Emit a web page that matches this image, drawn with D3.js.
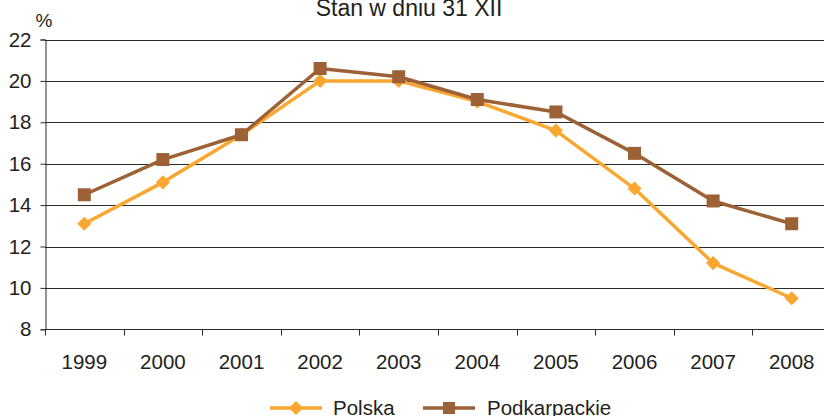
<!DOCTYPE html>
<html>
<head>
<meta charset="utf-8">
<script src="https://cdn.jsdelivr.net/npm/d3@7"></script>
<style>
  html, body { margin: 0; padding: 0; background: #fff; overflow: hidden; }
  text { font-family: "Liberation Sans", Arial, sans-serif; fill: #231f20; }
</style>
</head>
<body>
<svg id="chart" width="824" height="416"></svg>
<script>
// Data
const years = ["1999", "2000", "2001", "2002", "2003", "2004", "2005", "2006", "2007", "2008"];
const polska = [13.1, 15.1, 17.4, 20.0, 20.0, 19.0, 17.6, 14.8, 11.2, 9.5];
const podkarpackie = [14.5, 16.2, 17.4, 20.6, 20.2, 19.1, 18.5, 16.5, 14.2, 13.1];
const yTicks = [8, 10, 12, 14, 16, 18, 20, 22];

const orange = "#f9a731";
const brown = "#9c6134";

const svg = d3.select("#chart");

// plot area (the original chart is cropped on the right)
const plotLeft = 45, plotRight = 831, plotTop = 39.5, plotBottom = 329.3;

const x = d3.scaleBand().domain(years).range([plotLeft, plotRight]).padding(0);
const y = d3.scaleLinear().domain([8, 22]).range([plotBottom, plotTop]);

// Title, cut at the top edge
svg.append("text")
  .attr("x", 409)
  .attr("y", 16)
  .attr("text-anchor", "middle")
  .style("font-size", "23px")
  .text("Stan w dniu 31 XII");

// Horizontal gridlines
svg.append("g")
  .selectAll("line")
  .data(yTicks)
  .enter()
  .append("line")
  .attr("x1", plotLeft)
  .attr("x2", 824)
  .attr("y1", d => Math.round(y(d)) + 0.5)
  .attr("y2", d => Math.round(y(d)) + 0.5)
  .attr("stroke", "#2b2b2b")
  .attr("stroke-width", 1);

// Y axis
const yAxis = svg.append("g")
  .attr("transform", `translate(${plotLeft + 0.5},0)`)
  .call(d3.axisLeft(y).tickValues(yTicks).tickSize(5).tickPadding(9));
yAxis.select(".domain").attr("stroke", "#2b2b2b");
yAxis.selectAll(".tick line").attr("stroke", "#2b2b2b");
yAxis.selectAll(".tick text")
  .style("font-size", "20.5px")
  .attr("fill", "#231f20");

svg.append("text")
  .attr("x", 44)
  .attr("y", 27)
  .attr("text-anchor", "middle")
  .style("font-size", "19px")
  .text("%");

// X axis: ticks between categories
const xAxis = svg.append("g")
  .attr("transform", `translate(0,${Math.round(plotBottom) + 0.5})`);
xAxis.selectAll("line")
  .data(years.concat(["end"]))
  .enter()
  .append("line")
  .attr("x1", (d, i) => Math.round(plotLeft + i * x.bandwidth()) + 0.5)
  .attr("x2", (d, i) => Math.round(plotLeft + i * x.bandwidth()) + 0.5)
  .attr("y1", 0)
  .attr("y2", 6)
  .attr("stroke", "#2b2b2b");
xAxis.selectAll("text")
  .data(years)
  .enter()
  .append("text")
  .attr("x", d => x(d) + x.bandwidth() / 2)
  .attr("y", 39)
  .attr("text-anchor", "middle")
  .style("font-size", "20.5px")
  .text(d => d);

const line = d3.line()
  .x((d, i) => x(years[i]) + x.bandwidth() / 2)
  .y(d => y(d));

// Polska series
svg.append("path")
  .datum(polska)
  .attr("d", line)
  .attr("fill", "none")
  .attr("stroke", orange)
  .attr("stroke-width", 3.5)
  .attr("stroke-linejoin", "round");

svg.append("g")
  .selectAll("path")
  .data(polska)
  .enter()
  .append("path")
  .attr("d", d3.symbol().type(d3.symbolSquare).size(100))
  .attr("transform", (d, i) => `translate(${x(years[i]) + x.bandwidth() / 2},${y(d)}) rotate(45)`)
  .attr("fill", orange);

// Podkarpackie series
svg.append("path")
  .datum(podkarpackie)
  .attr("d", line)
  .attr("fill", "none")
  .attr("stroke", brown)
  .attr("stroke-width", 3.5)
  .attr("stroke-linejoin", "round");

svg.append("g")
  .selectAll("rect")
  .data(podkarpackie)
  .enter()
  .append("rect")
  .attr("x", (d, i) => x(years[i]) + x.bandwidth() / 2 - 6.5)
  .attr("y", d => y(d) - 6.5)
  .attr("width", 13)
  .attr("height", 13)
  .attr("fill", brown);

// Legend
const legendY = 408;
const legend = svg.append("g");

legend.append("line")
  .attr("x1", 270).attr("x2", 322)
  .attr("y1", legendY).attr("y2", legendY)
  .attr("stroke", orange).attr("stroke-width", 3.5);
legend.append("path")
  .attr("d", d3.symbol().type(d3.symbolSquare).size(100))
  .attr("transform", `translate(296,${legendY}) rotate(45)`)
  .attr("fill", orange);
legend.append("text")
  .attr("x", 333).attr("y", legendY + 7)
  .style("font-size", "20.5px")
  .text("Polska");

legend.append("line")
  .attr("x1", 423).attr("x2", 475)
  .attr("y1", legendY).attr("y2", legendY)
  .attr("stroke", brown).attr("stroke-width", 3.5);
legend.append("rect")
  .attr("x", 443).attr("y", legendY - 6)
  .attr("width", 12).attr("height", 12)
  .attr("fill", brown);
legend.append("text")
  .attr("x", 487).attr("y", legendY + 7)
  .style("font-size", "20.5px")
  .text("Podkarpackie");
</script>
</body>
</html>
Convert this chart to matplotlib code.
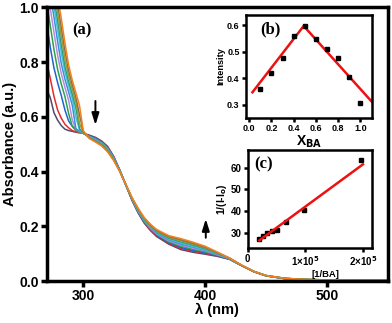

## WHAT IS REQUIRED:
Take the listing and print it again exactly, but without any pictures.

## TASK ANSWER:
Emit a web page that matches this image, drawn with D3.js.
<!DOCTYPE html>
<html>
<head>
<meta charset="utf-8">
<script src="https://cdn.jsdelivr.net/npm/d3@7"></script>
<style>
  html, body { margin: 0; padding: 0; background: #fff; overflow: hidden; }
  text { font-family: "Liberation Sans", Arial, sans-serif; fill: #231f20; }
</style>
</head>
<body>
<svg id="chart" width="824" height="416"></svg>
<script>
// Data
const years = ["1999", "2000", "2001", "2002", "2003", "2004", "2005", "2006", "2007", "2008"];
const polska = [13.1, 15.1, 17.4, 20.0, 20.0, 19.0, 17.6, 14.8, 11.2, 9.5];
const podkarpackie = [14.5, 16.2, 17.4, 20.6, 20.2, 19.1, 18.5, 16.5, 14.2, 13.1];
const yTicks = [8, 10, 12, 14, 16, 18, 20, 22];

const orange = "#f9a731";
const brown = "#9c6134";

const svg = d3.select("#chart");

// plot area (the original chart is cropped on the right)
const plotLeft = 45, plotRight = 831, plotTop = 39.5, plotBottom = 329.3;

const x = d3.scaleBand().domain(years).range([plotLeft, plotRight]).padding(0);
const y = d3.scaleLinear().domain([8, 22]).range([plotBottom, plotTop]);

// Title, cut at the top edge
svg.append("text")
  .attr("x", 409)
  .attr("y", 16)
  .attr("text-anchor", "middle")
  .style("font-size", "23px")
  .text("Stan w dniu 31 XII");

// Horizontal gridlines
svg.append("g")
  .selectAll("line")
  .data(yTicks)
  .enter()
  .append("line")
  .attr("x1", plotLeft)
  .attr("x2", 824)
  .attr("y1", d => Math.round(y(d)) + 0.5)
  .attr("y2", d => Math.round(y(d)) + 0.5)
  .attr("stroke", "#2b2b2b")
  .attr("stroke-width", 1);

// Y axis
const yAxis = svg.append("g")
  .attr("transform", `translate(${plotLeft + 0.5},0)`)
  .call(d3.axisLeft(y).tickValues(yTicks).tickSize(5).tickPadding(9));
yAxis.select(".domain").attr("stroke", "#2b2b2b");
yAxis.selectAll(".tick line").attr("stroke", "#2b2b2b");
yAxis.selectAll(".tick text")
  .style("font-size", "20.5px")
  .attr("fill", "#231f20");

svg.append("text")
  .attr("x", 44)
  .attr("y", 27)
  .attr("text-anchor", "middle")
  .style("font-size", "19px")
  .text("%");

// X axis: ticks between categories
const xAxis = svg.append("g")
  .attr("transform", `translate(0,${Math.round(plotBottom) + 0.5})`);
xAxis.selectAll("line")
  .data(years.concat(["end"]))
  .enter()
  .append("line")
  .attr("x1", (d, i) => Math.round(plotLeft + i * x.bandwidth()) + 0.5)
  .attr("x2", (d, i) => Math.round(plotLeft + i * x.bandwidth()) + 0.5)
  .attr("y1", 0)
  .attr("y2", 6)
  .attr("stroke", "#2b2b2b");
xAxis.selectAll("text")
  .data(years)
  .enter()
  .append("text")
  .attr("x", d => x(d) + x.bandwidth() / 2)
  .attr("y", 39)
  .attr("text-anchor", "middle")
  .style("font-size", "20.5px")
  .text(d => d);

const line = d3.line()
  .x((d, i) => x(years[i]) + x.bandwidth() / 2)
  .y(d => y(d));

// Polska series
svg.append("path")
  .datum(polska)
  .attr("d", line)
  .attr("fill", "none")
  .attr("stroke", orange)
  .attr("stroke-width", 3.5)
  .attr("stroke-linejoin", "round");

svg.append("g")
  .selectAll("path")
  .data(polska)
  .enter()
  .append("path")
  .attr("d", d3.symbol().type(d3.symbolSquare).size(100))
  .attr("transform", (d, i) => `translate(${x(years[i]) + x.bandwidth() / 2},${y(d)}) rotate(45)`)
  .attr("fill", orange);

// Podkarpackie series
svg.append("path")
  .datum(podkarpackie)
  .attr("d", line)
  .attr("fill", "none")
  .attr("stroke", brown)
  .attr("stroke-width", 3.5)
  .attr("stroke-linejoin", "round");

svg.append("g")
  .selectAll("rect")
  .data(podkarpackie)
  .enter()
  .append("rect")
  .attr("x", (d, i) => x(years[i]) + x.bandwidth() / 2 - 6.5)
  .attr("y", d => y(d) - 6.5)
  .attr("width", 13)
  .attr("height", 13)
  .attr("fill", brown);

// Legend
const legendY = 408;
const legend = svg.append("g");

legend.append("line")
  .attr("x1", 270).attr("x2", 322)
  .attr("y1", legendY).attr("y2", legendY)
  .attr("stroke", orange).attr("stroke-width", 3.5);
legend.append("path")
  .attr("d", d3.symbol().type(d3.symbolSquare).size(100))
  .attr("transform", `translate(296,${legendY}) rotate(45)`)
  .attr("fill", orange);
legend.append("text")
  .attr("x", 333).attr("y", legendY + 7)
  .style("font-size", "20.5px")
  .text("Polska");

legend.append("line")
  .attr("x1", 423).attr("x2", 475)
  .attr("y1", legendY).attr("y2", legendY)
  .attr("stroke", brown).attr("stroke-width", 3.5);
legend.append("rect")
  .attr("x", 443).attr("y", legendY - 6)
  .attr("width", 12).attr("height", 12)
  .attr("fill", brown);
legend.append("text")
  .attr("x", 487).attr("y", legendY + 7)
  .style("font-size", "20.5px")
  .text("Podkarpackie");
</script>
</body>
</html>
Convert this chart to matplotlib code.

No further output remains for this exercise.